Planning, RSS and land banking

I was at PIPA last weekend – the RTPI “Politicians in Planning” network. It was my third or fourth annual conference, and as usual it was great fun. We usually try to run a couple of sessions – this year we covered the 5-year land supply issue and whether (and how) the role of councillors has been changing.

I learnt some while ago that preparing for these sessions has got to be approached with a certain amount of latitude, as it is impossible to bundle up 30 or 40 councillors from across the land and expect any sort of  agenda or timetable to run as expected.

If I’m honest, some of what you hear is depressing. There is a lack of trust, and several councillors will try to pick my brains to see whether they’ve been lied to by their officers. But there is also a willingness to ask the really tough questions. There were two this year that I thought were worth drawing out a little – you’ll notice that neither of them has got anything to do with the sessions we ran.

When will government abolish the RSS ?

This question came up at several points. Councillors are unable to make progress with their local plan because the government has failed to do what it said it would do and abolish the RSS. The difference between locally derived numbers and old RSS “targets” is irreconcilable and the cause of delay.

But this is to see life too simply. The RSS is not a set of rules and targets that either exists or doesn’t. It’s evidence-based policy. Even when the RSS is “gone”, the evidence on which it was based will still exist and people can still call on it to challenge (or support) the local planning process.

My take on this is that people have imbued the RSS with a binary kind of power. When the secretary of state switches them off we’ll have localism. Not true. If you want to do something different to the RSS then fine – but you’ll need to marshall your reasons for doing so and there may not be as much difference as you think between battling the aged RSS and the ex-RSS.

You may think you’re managing your risks by waiting for the RSS to leave the stage. In fact you’re exposing yourself to new risks by delaying your plan and you’ll end up having the same arguments anyway.

What can councils do about land banking  ?

The question described a situation where the majority of land in a district had planning permissions  already. The developers were not building because they were not certain that people were able to buy and also (crucially) the longer things went on the more certain they were that the “ask” from planning was going to reduce. In short, the less that they built the more over the barrel the council became. Given this, what could the council do ?

The role of the council in encouraging competition in the market is something we’ve never really had much of a view on. But perhaps we should. If the government is taking the low level of starts as evidence of a broken planning system, then it makes sense that councils become more interventionist or lose much of the value of planning.
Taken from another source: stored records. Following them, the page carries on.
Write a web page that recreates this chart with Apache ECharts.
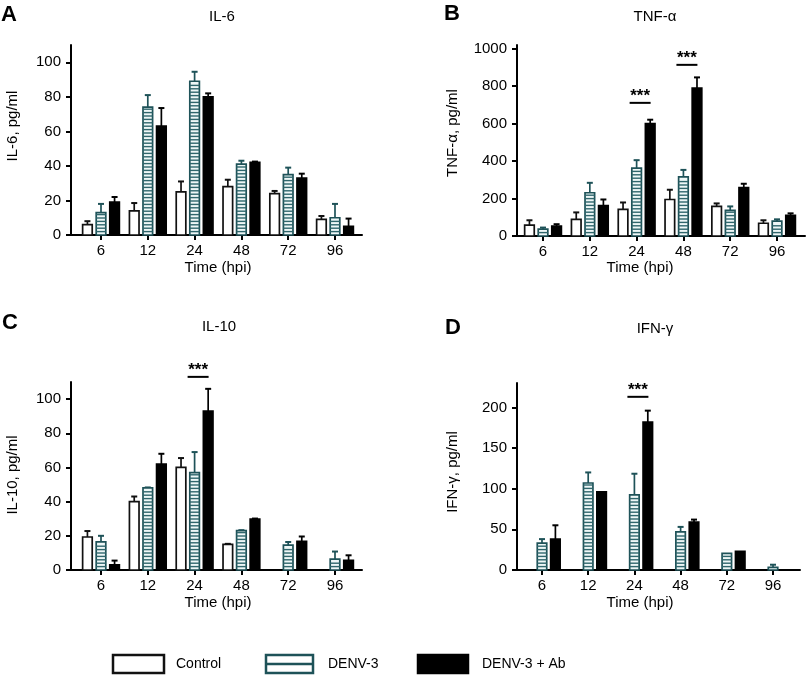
<!DOCTYPE html>
<html>
<head>
<meta charset="utf-8">
<script src="https://cdn.jsdelivr.net/npm/echarts@6/dist/echarts.min.js"></script>
<style>
  html, body { margin: 0; padding: 0; background: #fff; }
  #chart { width: 812px; height: 684px; }
</style>
</head>
<body>
<div id="chart"></div>
<script>
// time points (hours post infection)
const hours = ['6', '12', '24', '48', '72', '96']
const groups = ['Control', 'DENV-3', 'DENV-3 + Ab']

// IL-6, pg/ml
const il6Control = [6, 14, 25, 28, 24, 9]
const il6ControlErr = [2, 4.5, 6, 4, 1.5, 2]
const il6Denv = [13, 74, 89, 41, 35, 10]
const il6DenvErr = [5, 7, 5.5, 2, 4, 8]
const il6Ab = [19, 63, 80, 42, 33, 5]
const il6AbErr = [3, 10.5, 2, 0.5, 2.5, 4.5]

// TNF-alpha, pg/ml
const tnfControl = [58, 89, 142, 195, 158, 68]
const tnfControlErr = [26, 37, 37, 52, 16, 16]
const tnfDenv = [37, 231, 363, 316, 137, 79]
const tnfDenvErr = [8, 53, 42, 37, 21, 10]
const tnfAb = [53, 163, 600, 790, 258, 110]
const tnfAbErr = [10, 32, 21, 57, 21, 11]

// IL-10, pg/ml
const il10Control = [19.3, 40, 60, 15, 0, 0]
const il10ControlErr = [3.5, 3, 5.5, 0.3, 0, 0]
const il10Denv = [16.4, 48, 57, 23, 14.6, 6.4]
const il10DenvErr = [3.6, 0.3, 12, 0.3, 1.8, 4.4]
const il10Ab = [3, 62, 93, 29.8, 16.7, 5.7]
const il10AbErr = [2.5, 6, 13, 0.3, 2.9, 2.9]

// IFN-gamma, pg/ml
const ifnControl = [0, 0, 0, 0, 0, 0]
const ifnControlErr = [0, 0, 0, 0, 0, 0]
const ifnDenv = [33, 107, 92.4, 47, 20.4, 3.2]
const ifnDenvErr = [5, 13, 26, 6, 0, 3.3]
const ifnAb = [38, 96, 182, 59, 23, 0]
const ifnAbErr = [17, 0, 14, 3, 0, 0]

// significance bars (***) : [time index, height in axis units]
const tnfSig = [[2, 711], [3, 914]]
const il10Sig = [[2, 113]]
const ifnSig = [[2, 213]]

const panels = [
  { letter: 'A', title: 'IL-6', yName: 'IL-6, pg/ml', yMax: 110, ticks: [0, 20, 40, 60, 80, 100],
    data: [[il6Control, il6ControlErr], [il6Denv, il6DenvErr], [il6Ab, il6AbErr]], sig: [] },
  { letter: 'B', title: 'TNF-α', yName: 'TNF-α, pg/ml', yMax: 1020, ticks: [0, 200, 400, 600, 800, 1000],
    data: [[tnfControl, tnfControlErr], [tnfDenv, tnfDenvErr], [tnfAb, tnfAbErr]], sig: tnfSig },
  { letter: 'C', title: 'IL-10', yName: 'IL-10, pg/ml', yMax: 110, ticks: [0, 20, 40, 60, 80, 100],
    data: [[il10Control, il10ControlErr], [il10Denv, il10DenvErr], [il10Ab, il10AbErr]], sig: il10Sig },
  { letter: 'D', title: 'IFN-γ', yName: 'IFN-γ, pg/ml', yMax: 230, ticks: [0, 50, 100, 150, 200],
    data: [[ifnControl, ifnControlErr], [ifnDenv, ifnDenvErr], [ifnAb, ifnAbErr]], sig: ifnSig }
]

// layout of each panel (pixels)
const layout = [
  { grid: { left: 71, top: 45, width: 291, height: 190 }, xMin: -0.641, xMax: 5.577,
    letter: [9, 15], title: [222, 17], yName: [13, 126], xName: [218, 268] },
  { grid: { left: 517, top: 45, width: 288, height: 191 }, xMin: -0.556, xMax: 5.598,
    letter: [452, 14], title: [655, 17], yName: [453, 133], xName: [640, 268] },
  { grid: { left: 71, top: 382, width: 291, height: 188 }, xMin: -0.641, xMax: 5.577,
    letter: [10, 323], title: [219, 327], yName: [13, 475], xName: [218, 603] },
  { grid: { left: 517, top: 383, width: 283, height: 187 }, xMin: -0.541, xMax: 5.584,
    letter: [453, 328], title: [655, 329], yName: [453, 472], xName: [640, 603] }
]

const TEAL = '#1e5258'
const STRIPE = '#2f666c'
const FONT = '"Liberation Sans", Arial, Helvetica, sans-serif'
const BAR_W = 0.205
const SHIFT = 0.29
const tickIdx = [0, 1, 2, 3, 4, 5]

const groupStyle = [
  { fill: '#fff', stroke: '#111', stripes: false },
  { fill: '#eef7f7', stroke: TEAL, stripes: true },
  { fill: '#000', stroke: '#000', stripes: false }
]

function barRenderer(g) {
  const st = groupStyle[g]
  const shift = (g - 1) * SHIFT
  return function (params, api) {
    const cat = api.value(0)
    const val = api.value(1)
    const err = api.value(2)
    if (!(val > 0)) return null
    const band = api.size([1, 0])[0]
    const base = api.coord([cat, 0])
    const cx = base[0] + shift * band
    const top = api.coord([cat, val])[1]
    const w = BAR_W * band
    const children = []
    if (err > 0) {
      const errTop = api.coord([cat, val + err])[1]
      children.push({
        type: 'line',
        shape: { x1: cx, y1: top, x2: cx, y2: errTop },
        style: { stroke: st.stroke, lineWidth: 1.7 }
      })
      children.push({
        type: 'line',
        shape: { x1: cx - 3, y1: errTop, x2: cx + 3, y2: errTop },
        style: { stroke: st.stroke, lineWidth: 2 }
      })
    }
    children.push({
      type: 'rect',
      shape: { x: cx - w / 2, y: top, width: w, height: base[1] - top },
      style: { fill: st.fill, stroke: st.stroke, lineWidth: 1.7 }
    })
    if (st.stripes) {
      for (let y = base[1] - 3.4; y > top + 1.5; y -= 3.4) {
        children.push({
          type: 'line',
          shape: { x1: cx - w / 2, y1: y, x2: cx + w / 2, y2: y },
          style: { stroke: STRIPE, lineWidth: 1.4 }
        })
      }
    }
    return { type: 'group', children }
  }
}

function sigRenderer(params, api) {
  const p = api.coord([api.value(0), api.value(1)])
  return {
    type: 'group',
    children: [
      { type: 'line', shape: { x1: p[0] - 7, y1: p[1], x2: p[0] + 14, y2: p[1] },
        style: { stroke: '#000', lineWidth: 2 } },
      { type: 'text', x: p[0] + 3.5, y: p[1] - 7,
        style: { text: '***', fill: '#000', font: 'bold 17px ' + FONT, align: 'center', verticalAlign: 'middle' } }
    ]
  }
}

const series = []
panels.forEach((p, i) => {
  p.data.forEach(([vals, errs], g) => {
    series.push({
      name: groups[g],
      type: 'custom',
      xAxisIndex: i,
      yAxisIndex: i,
      renderItem: barRenderer(g),
      data: vals.map((v, k) => [k, v, errs[k]]),
      silent: true
    })
  })
  if (p.sig.length) {
    series.push({
      type: 'custom',
      xAxisIndex: i,
      yAxisIndex: i,
      renderItem: sigRenderer,
      data: p.sig,
      silent: true
    })
  }
})

const axisLineStyle = { color: '#000', width: 2 }
const textBase = { fill: '#000', font: '15px ' + FONT, align: 'center', verticalAlign: 'middle' }

const graphic = []
layout.forEach((l, i) => {
  const p = panels[i]
  graphic.push({ type: 'text', x: l.letter[0], y: l.letter[1],
    style: { text: p.letter, fill: '#000', font: 'bold 22px ' + FONT, align: 'center', verticalAlign: 'middle' } })
  graphic.push({ type: 'text', x: l.title[0], y: l.title[1], style: Object.assign({ text: p.title }, textBase) })
  graphic.push({ type: 'text', x: l.yName[0], y: l.yName[1], rotation: Math.PI / 2,
    style: Object.assign({ text: p.yName }, textBase) })
  graphic.push({ type: 'text', x: l.xName[0], y: l.xName[1], style: Object.assign({ text: 'Time (hpi)' }, textBase) })
})

// legend
const legendItems = [
  { x: 113, w: 51, text: 176 },
  { x: 266, w: 47, text: 328 },
  { x: 418, w: 50, text: 482 }
]
legendItems.forEach((it, g) => {
  const st = groupStyle[g]
  graphic.push({ type: 'rect', shape: { x: it.x, y: 655, width: it.w, height: 18 },
    style: { fill: g === 1 ? '#fff' : st.fill, stroke: st.stroke, lineWidth: 2.5 } })
  if (g === 1) {
    graphic.push({ type: 'line', shape: { x1: it.x, y1: 664, x2: it.x + it.w, y2: 664 },
      style: { stroke: TEAL, lineWidth: 2.5 } })
  }
  graphic.push({ type: 'text', x: it.text, y: 664,
    style: { text: groups[g], fill: '#000', font: '14px ' + FONT, align: 'left', verticalAlign: 'middle' } })
})

const chart = echarts.init(document.getElementById('chart'), null, { renderer: 'canvas' })
chart.setOption({
  animation: false,
  backgroundColor: '#fff',
  grid: layout.map(l => Object.assign({ containLabel: false }, l.grid)),
  xAxis: layout.map((l, i) => ({
    type: 'value',
    gridIndex: i,
    min: l.xMin,
    max: l.xMax,
    splitLine: { show: false },
    axisLine: { onZero: false, lineStyle: axisLineStyle },
    axisTick: { customValues: tickIdx, length: 5, lineStyle: axisLineStyle },
    axisLabel: { customValues: tickIdx, formatter: v => hours[v], margin: 8,
      fontSize: 15, fontFamily: FONT, color: '#000' }
  })),
  yAxis: panels.map((p, i) => ({
    type: 'value',
    gridIndex: i,
    min: 0,
    max: p.yMax,
    splitLine: { show: false },
    axisLine: { show: true, onZero: false, lineStyle: axisLineStyle },
    axisTick: { show: true, customValues: p.ticks, length: 5, lineStyle: axisLineStyle },
    axisLabel: { customValues: p.ticks, formatter: v => String(v), margin: 10,
      fontSize: 15, fontFamily: FONT, color: '#000' }
  })),
  series,
  graphic
})
</script>
</body>
</html>
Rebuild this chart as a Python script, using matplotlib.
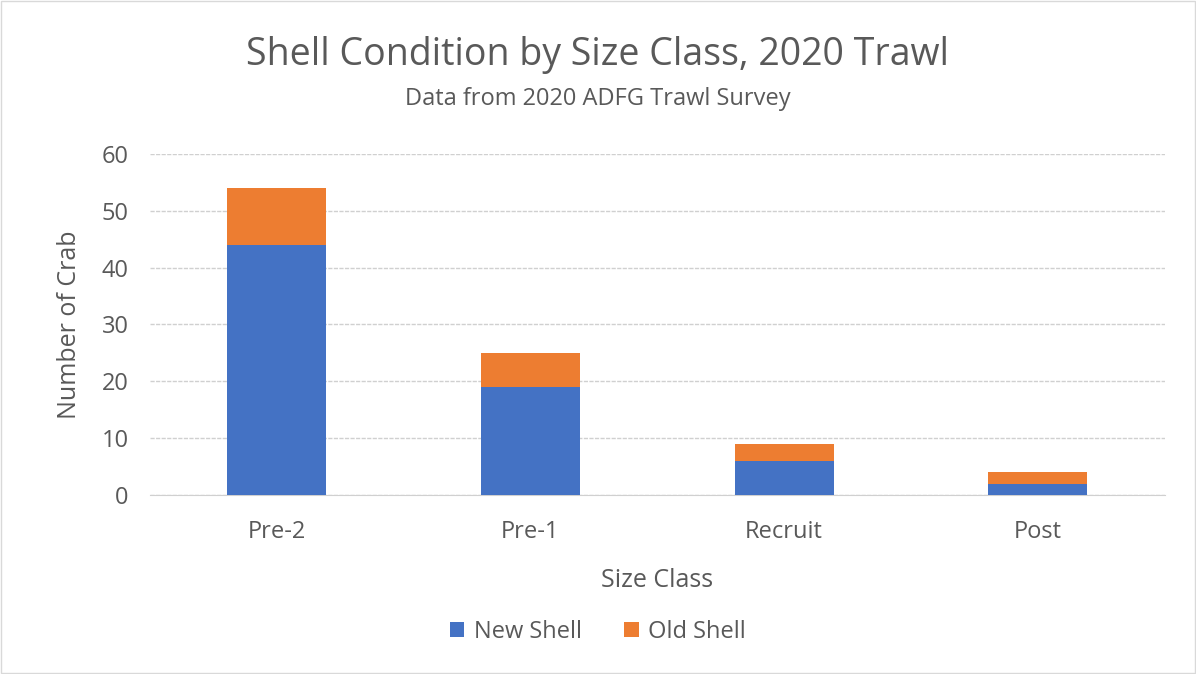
import numpy as np
import matplotlib.pyplot as plt
from matplotlib.patches import Rectangle

size_classes = ['Pre-2', 'Pre-1', 'Recruit', 'Post']
new_shell = [44, 19, 6, 2]
old_shell = [10, 6, 3, 2]

blue = '#4472C4'
orange = '#ED7D31'
grey_txt = '#595959'

plt.rcParams['font.family'] = ['Open Sans', 'DejaVu Sans']

fig = plt.figure(figsize=(11.96, 6.74), dpi=100)
ax = fig.add_axes([0.125, 0.2656, 0.849, 0.506])

x = np.arange(len(size_classes))
ax.bar(x, new_shell, width=0.39, color=blue, label='New Shell', zorder=3)
ax.bar(x, old_shell, width=0.39, bottom=new_shell, color=orange, label='Old Shell', zorder=3)

ax.set_xlim(-0.5, len(size_classes) - 0.5)
ax.set_ylim(0, 60)
ax.set_yticks(range(0, 61, 10))
ax.set_xticks(x)
ax.set_xticklabels(size_classes)
ax.tick_params(axis='both', length=0, labelsize=17, colors=grey_txt)
ax.tick_params(axis='x', pad=18)
ax.tick_params(axis='y', pad=15)
ax.grid(axis='y', color='#D0D0D0', linestyle=(0, (3, 1)), linewidth=1, zorder=0)
for s in ['top', 'right', 'left']:
    ax.spines[s].set_visible(False)
ax.spines['bottom'].set_color('#D0D0D0')
ax.spines['bottom'].set_zorder(0)

ax.set_xlabel('Size Class', fontsize=18, color=grey_txt, labelpad=17)
ax.set_ylabel('Number of Crab', fontsize=18, color=grey_txt, labelpad=14)

fig.text(0.5, 0.918, 'Shell Condition by Size Class, 2020 Trawl', ha='center', va='center',
         fontsize=27, color=grey_txt)
fig.text(0.5, 0.853, 'Data from 2020 ADFG Trawl Survey', ha='center', va='center',
         fontsize=17, color=grey_txt)

fig.legend(loc='center', bbox_to_anchor=(0.5, 0.063), ncol=2, frameon=False,
           fontsize=17, labelcolor=grey_txt, handlelength=0.6, handleheight=0.6,
           handletextpad=0.4, columnspacing=1.8)

fig.patches.append(Rectangle((0.001, 0.001), 0.998, 0.998, transform=fig.transFigure,
                             fill=False, edgecolor='#D9D9D9', linewidth=1))

fig.savefig('out.png', dpi=100)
So, the short answer is to have a plan ‘B’. The only way to avoid being held to ransom in this way is to have an alternative way of delivering the homes you need. Traditionally this would have been via a joint venture – the council and a big player enter into a JV and issue a compulsory purchase order. This has to be done with a certain amount of care, and a careful case made as to why this is in the broader public interest. But it forces the issue – developers will need to take a view on whether they want to convert the land they hold to cash.

My own version of the plan ‘B’ would be slightly lazier. Take the plot, sub-divide it into little plots and give it to self-builders. Establish some design codes (no taller than X, no less than code Y on sustainable homes) and put Kevin McCloud in front of it. I suspect you might even make money on it.

Anyway. PIPA – get your councillors to go along.

One thought on “Planning, RSS and land banking

  1. How would members react to the following scenario:-

    an investor says to a LHA – give us a piece of land for say 100 units of your choice. The investor would build them, take a lease from the Council for say. 60 years in exchange for a guaranteed return of their investment. The LHA would be responsbile for management and rental levels – which they would decide in the light of the return required by the investor.